● **Given material**:
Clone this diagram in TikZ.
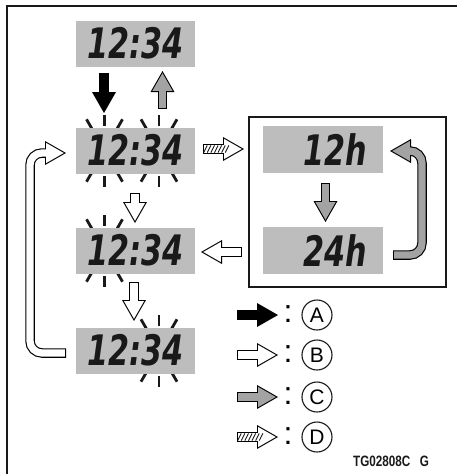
\documentclass[tikz,border=0pt]{standalone}
\usepackage{fontspec}
\usepackage{graphicx}
\setmainfont{Liberation Sans}
\newfontfamily\lcdfont{DejaVu Sans}
\usepackage{pgf, tikz}
\usetikzlibrary{arrows.meta, decorations.markings}
\pgfdeclarelayer{edgelayer}
\pgfdeclarelayer{nodelayer}
\pgfsetlayers{edgelayer,nodelayer,main}
\definecolor{lcdgray}{gray}{0.74}
\definecolor{arrowgray}{gray}{0.64}
\definecolor{ink}{gray}{0.1}
\newcommand{\lcd}[1]{\scalebox{0.72}[1]{\lcdfont\bfseries\itshape\fontsize{42}{42}\selectfont #1}}
\tikzstyle{none}=[inner sep=0pt]
\tikzstyle{frame}=[draw=ink, line width=2pt]
\tikzstyle{display}=[fill=lcdgray, minimum width=119pt, minimum height=46pt, inner sep=0pt, text=ink]
\tikzstyle{hdisplay}=[fill=lcdgray, text width=88pt, align=right, inner xsep=16pt, inner ysep=0pt, minimum height=47pt, text=ink]
\tikzstyle{modebox}=[draw=ink, line width=1.3pt, minimum width=197pt, minimum height=170pt]
\tikzstyle{ray}=[draw=ink, line width=2.8pt]
\tikzstyle{fatout}=[draw=black, line width=9.5pt, -{Triangle[length=21pt, width=24pt, line width=0pt]}]
\tikzstyle{fatin}=[line width=7.2pt, shorten <=1.1pt, shorten >=2.2pt, -{Triangle[length=17.7pt, width=20.2pt, line width=0pt]}]
\tikzstyle{hatch}=[decorate, decoration={markings, mark=between positions 0.06 and 0.64 step 3.6pt with {\draw[ink, line width=0.9pt] (-1.8pt,-3.6pt) -- (1.8pt,3.6pt);}}]
\tikzstyle{badge}=[draw=ink, circle, line width=1.1pt, minimum size=30pt, inner sep=0pt, font=\fontsize{21}{21}\selectfont]
\tikzstyle{colon}=[inner sep=0pt, font=\fontsize{32}{32}\selectfont]

\begin{document}
\begin{tikzpicture}[x=1pt, y=-1pt]
			\useasboundingbox (0,0) rectangle (457,475);
			\begin{pgfonlayer}{nodelayer}
			\node [style=display] (3) at (135.5, 43.5) {\lcd{12:34}};
			\node [style=display] (4) at (135.5, 150.5) {\lcd{12:34}};
			\node [style=display] (5) at (135.5, 250.5) {\lcd{12:34}};
			\node [style=display] (6) at (135.5, 350.5) {\lcd{12:34}};
			\node [style=modebox] (7) at (347.5, 202) {};
			\node [style=hdisplay] (8) at (323, 149.5) {\lcd{12h}};
			\node [style=hdisplay] (9) at (323, 250.5) {\lcd{24h}};
			\node [style=badge] (40) at (317, 315) {A};
			\node [style=badge] (41) at (317, 355) {B};
			\node [style=badge] (42) at (317, 397) {C};
			\node [style=badge] (43) at (317, 437) {D};
			\node [style=colon] (44) at (288, 314) {:};
			\node [style=colon] (45) at (288, 354) {:};
			\node [style=colon] (46) at (288, 396) {:};
			\node [style=colon] (47) at (288, 436) {:};
			\node [style=none, anchor=west, text=ink] (48) at (353, 461) {\scalebox{0.78}[1]{\bfseries\fontsize{15}{15}\selectfont TG02808C\hspace{12pt}G}};
			\end{pgfonlayer}
			\begin{pgfonlayer}{edgelayer}
			\node [style=none] (10) at (104, 73) {};
			\node [style=none] (11) at (104, 113) {};
			\node [style=none] (12) at (162.5, 109) {};
			\node [style=none] (13) at (162.5, 71) {};
			\node [style=none] (14) at (203, 149) {};
			\node [style=none] (15) at (244, 149) {};
			\node [style=none] (16) at (135, 193) {};
			\node [style=none] (17) at (135, 223) {};
			\node [style=none] (18) at (242, 252) {};
			\node [style=none] (19) at (201, 252) {};
			\node [style=none] (20) at (134, 282) {};
			\node [style=none] (21) at (134, 321) {};
			\node [style=none] (22) at (325.5, 183) {};
			\node [style=none] (23) at (325.5, 222) {};
			\node [style=none] (24) at (66, 353) {};
			\node [style=none] (25) at (30, 353) {};
			\node [style=none] (26) at (30, 153) {};
			\node [style=none] (27) at (66, 153) {};
			\node [style=none] (28) at (393, 255) {};
			\node [style=none] (29) at (422, 255) {};
			\node [style=none] (30) at (422, 151) {};
			\node [style=none] (31) at (390, 151) {};
			\node [style=none] (32) at (237, 315) {};
			\node [style=none] (33) at (278, 315) {};
			\node [style=none] (34) at (237, 355) {};
			\node [style=none] (35) at (278, 355) {};
			\node [style=none] (36) at (237, 397) {};
			\node [style=none] (37) at (278, 397) {};
			\node [style=none] (38) at (237, 437) {};
			\node [style=none] (39) at (278, 437) {};
			\node [style=none] (49) at (104.5, 150.5) {};
			\node [style=none] (50) at (159, 150.5) {};
			\node [style=none] (51) at (104.5, 250.5) {};
			\node [style=none] (52) at (159, 350.5) {};
			\node [style=none] (55) at (7, 474) {};
			\node [style=none] (56) at (7, 6) {};
			\node [style=none] (57) at (457, 6) {};
			\draw [style=frame] (55.center) -- (56.center) -- (57.center);
			% blinking digits
			\foreach \c in {49,50,51,52}
				\foreach \a in {60,90,120,240,270,300}
					\draw [style=ray] ([shift={(\a:25)}]\c.center) -- ([shift={(\a:36)}]\c.center);
			\draw [style=fatout] (10.center) to (11.center);
			\draw [style=fatout] (12.center) to (13.center);
			\draw [style=fatin, draw=arrowgray] (12.center) to (13.center);
			\draw [style=fatout] (14.center) to (15.center);
			\draw [style=fatin, draw=white] (14.center) to (15.center);
			\path [style=hatch] (14.center) to (15.center);
			\draw [style=fatout] (16.center) to (17.center);
			\draw [style=fatin, draw=white] (16.center) to (17.center);
			\draw [style=fatout] (18.center) to (19.center);
			\draw [style=fatin, draw=white] (18.center) to (19.center);
			\draw [style=fatout] (20.center) to (21.center);
			\draw [style=fatin, draw=white] (20.center) to (21.center);
			\draw [style=fatout] (22.center) to (23.center);
			\draw [style=fatin, draw=arrowgray] (22.center) to (23.center);
			\draw [style=fatout, rounded corners=12pt] (24.center) -- (25.center) -- (26.center) -- (27.center);
			\draw [style=fatin, draw=white, rounded corners=12pt] (24.center) -- (25.center) -- (26.center) -- (27.center);
			\draw [style=fatout, rounded corners=12pt] (28.center) -- (29.center) -- (30.center) -- (31.center);
			\draw [style=fatin, draw=arrowgray, rounded corners=12pt] (28.center) -- (29.center) -- (30.center) -- (31.center);
			% legend
			\draw [style=fatout] (32.center) to (33.center);
			\draw [style=fatout] (34.center) to (35.center);
			\draw [style=fatin, draw=white] (34.center) to (35.center);
			\draw [style=fatout] (36.center) to (37.center);
			\draw [style=fatin, draw=arrowgray] (36.center) to (37.center);
			\draw [style=fatout] (38.center) to (39.center);
			\draw [style=fatin, draw=white] (38.center) to (39.center);
			\path [style=hatch] (38.center) to (39.center);
			\end{pgfonlayer}
\end{tikzpicture}
\end{document}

● **Given task**: Without the pictures, write out the whole listing above exactly as it appears.

● **Task response**:
Clone this diagram in TikZ.
\documentclass[tikz,border=0pt]{standalone}
\usepackage{fontspec}
\usepackage{graphicx}
\setmainfont{Liberation Sans}
\newfontfamily\lcdfont{DejaVu Sans}
\usepackage{pgf, tikz}
\usetikzlibrary{arrows.meta, decorations.markings}
\pgfdeclarelayer{edgelayer}
\pgfdeclarelayer{nodelayer}
\pgfsetlayers{edgelayer,nodelayer,main}
\definecolor{lcdgray}{gray}{0.74}
\definecolor{arrowgray}{gray}{0.64}
\definecolor{ink}{gray}{0.1}
\newcommand{\lcd}[1]{\scalebox{0.72}[1]{\lcdfont\bfseries\itshape\fontsize{42}{42}\selectfont #1}}
\tikzstyle{none}=[inner sep=0pt]
\tikzstyle{frame}=[draw=ink, line width=2pt]
\tikzstyle{display}=[fill=lcdgray, minimum width=119pt, minimum height=46pt, inner sep=0pt, text=ink]
\tikzstyle{hdisplay}=[fill=lcdgray, text width=88pt, align=right, inner xsep=16pt, inner ysep=0pt, minimum height=47pt, text=ink]
\tikzstyle{modebox}=[draw=ink, line width=1.3pt, minimum width=197pt, minimum height=170pt]
\tikzstyle{ray}=[draw=ink, line width=2.8pt]
\tikzstyle{fatout}=[draw=black, line width=9.5pt, -{Triangle[length=21pt, width=24pt, line width=0pt]}]
\tikzstyle{fatin}=[line width=7.2pt, shorten <=1.1pt, shorten >=2.2pt, -{Triangle[length=17.7pt, width=20.2pt, line width=0pt]}]
\tikzstyle{hatch}=[decorate, decoration={markings, mark=between positions 0.06 and 0.64 step 3.6pt with {\draw[ink, line width=0.9pt] (-1.8pt,-3.6pt) -- (1.8pt,3.6pt);}}]
\tikzstyle{badge}=[draw=ink, circle, line width=1.1pt, minimum size=30pt, inner sep=0pt, font=\fontsize{21}{21}\selectfont]
\tikzstyle{colon}=[inner sep=0pt, font=\fontsize{32}{32}\selectfont]

\begin{document}
\begin{tikzpicture}[x=1pt, y=-1pt]
			\useasboundingbox (0,0) rectangle (457,475);
			\begin{pgfonlayer}{nodelayer}
			\node [style=display] (3) at (135.5, 43.5) {\lcd{12:34}};
			\node [style=display] (4) at (135.5, 150.5) {\lcd{12:34}};
			\node [style=display] (5) at (135.5, 250.5) {\lcd{12:34}};
			\node [style=display] (6) at (135.5, 350.5) {\lcd{12:34}};
			\node [style=modebox] (7) at (347.5, 202) {};
			\node [style=hdisplay] (8) at (323, 149.5) {\lcd{12h}};
			\node [style=hdisplay] (9) at (323, 250.5) {\lcd{24h}};
			\node [style=badge] (40) at (317, 315) {A};
			\node [style=badge] (41) at (317, 355) {B};
			\node [style=badge] (42) at (317, 397) {C};
			\node [style=badge] (43) at (317, 437) {D};
			\node [style=colon] (44) at (288, 314) {:};
			\node [style=colon] (45) at (288, 354) {:};
			\node [style=colon] (46) at (288, 396) {:};
			\node [style=colon] (47) at (288, 436) {:};
			\node [style=none, anchor=west, text=ink] (48) at (353, 461) {\scalebox{0.78}[1]{\bfseries\fontsize{15}{15}\selectfont TG02808C\hspace{12pt}G}};
			\end{pgfonlayer}
			\begin{pgfonlayer}{edgelayer}
			\node [style=none] (10) at (104, 73) {};
			\node [style=none] (11) at (104, 113) {};
			\node [style=none] (12) at (162.5, 109) {};
			\node [style=none] (13) at (162.5, 71) {};
			\node [style=none] (14) at (203, 149) {};
			\node [style=none] (15) at (244, 149) {};
			\node [style=none] (16) at (135, 193) {};
			\node [style=none] (17) at (135, 223) {};
			\node [style=none] (18) at (242, 252) {};
			\node [style=none] (19) at (201, 252) {};
			\node [style=none] (20) at (134, 282) {};
			\node [style=none] (21) at (134, 321) {};
			\node [style=none] (22) at (325.5, 183) {};
			\node [style=none] (23) at (325.5, 222) {};
			\node [style=none] (24) at (66, 353) {};
			\node [style=none] (25) at (30, 353) {};
			\node [style=none] (26) at (30, 153) {};
			\node [style=none] (27) at (66, 153) {};
			\node [style=none] (28) at (393, 255) {};
			\node [style=none] (29) at (422, 255) {};
			\node [style=none] (30) at (422, 151) {};
			\node [style=none] (31) at (390, 151) {};
			\node [style=none] (32) at (237, 315) {};
			\node [style=none] (33) at (278, 315) {};
			\node [style=none] (34) at (237, 355) {};
			\node [style=none] (35) at (278, 355) {};
			\node [style=none] (36) at (237, 397) {};
			\node [style=none] (37) at (278, 397) {};
			\node [style=none] (38) at (237, 437) {};
			\node [style=none] (39) at (278, 437) {};
			\node [style=none] (49) at (104.5, 150.5) {};
			\node [style=none] (50) at (159, 150.5) {};
			\node [style=none] (51) at (104.5, 250.5) {};
			\node [style=none] (52) at (159, 350.5) {};
			\node [style=none] (55) at (7, 474) {};
			\node [style=none] (56) at (7, 6) {};
			\node [style=none] (57) at (457, 6) {};
			\draw [style=frame] (55.center) -- (56.center) -- (57.center);
			% blinking digits
			\foreach \c in {49,50,51,52}
				\foreach \a in {60,90,120,240,270,300}
					\draw [style=ray] ([shift={(\a:25)}]\c.center) -- ([shift={(\a:36)}]\c.center);
			\draw [style=fatout] (10.center) to (11.center);
			\draw [style=fatout] (12.center) to (13.center);
			\draw [style=fatin, draw=arrowgray] (12.center) to (13.center);
			\draw [style=fatout] (14.center) to (15.center);
			\draw [style=fatin, draw=white] (14.center) to (15.center);
			\path [style=hatch] (14.center) to (15.center);
			\draw [style=fatout] (16.center) to (17.center);
			\draw [style=fatin, draw=white] (16.center) to (17.center);
			\draw [style=fatout] (18.center) to (19.center);
			\draw [style=fatin, draw=white] (18.center) to (19.center);
			\draw [style=fatout] (20.center) to (21.center);
			\draw [style=fatin, draw=white] (20.center) to (21.center);
			\draw [style=fatout] (22.center) to (23.center);
			\draw [style=fatin, draw=arrowgray] (22.center) to (23.center);
			\draw [style=fatout, rounded corners=12pt] (24.center) -- (25.center) -- (26.center) -- (27.center);
			\draw [style=fatin, draw=white, rounded corners=12pt] (24.center) -- (25.center) -- (26.center) -- (27.center);
			\draw [style=fatout, rounded corners=12pt] (28.center) -- (29.center) -- (30.center) -- (31.center);
			\draw [style=fatin, draw=arrowgray, rounded corners=12pt] (28.center) -- (29.center) -- (30.center) -- (31.center);
			% legend
			\draw [style=fatout] (32.center) to (33.center);
			\draw [style=fatout] (34.center) to (35.center);
			\draw [style=fatin, draw=white] (34.center) to (35.center);
			\draw [style=fatout] (36.center) to (37.center);
			\draw [style=fatin, draw=arrowgray] (36.center) to (37.center);
			\draw [style=fatout] (38.center) to (39.center);
			\draw [style=fatin, draw=white] (38.center) to (39.center);
			\path [style=hatch] (38.center) to (39.center);
			\end{pgfonlayer}
\end{tikzpicture}
\end{document}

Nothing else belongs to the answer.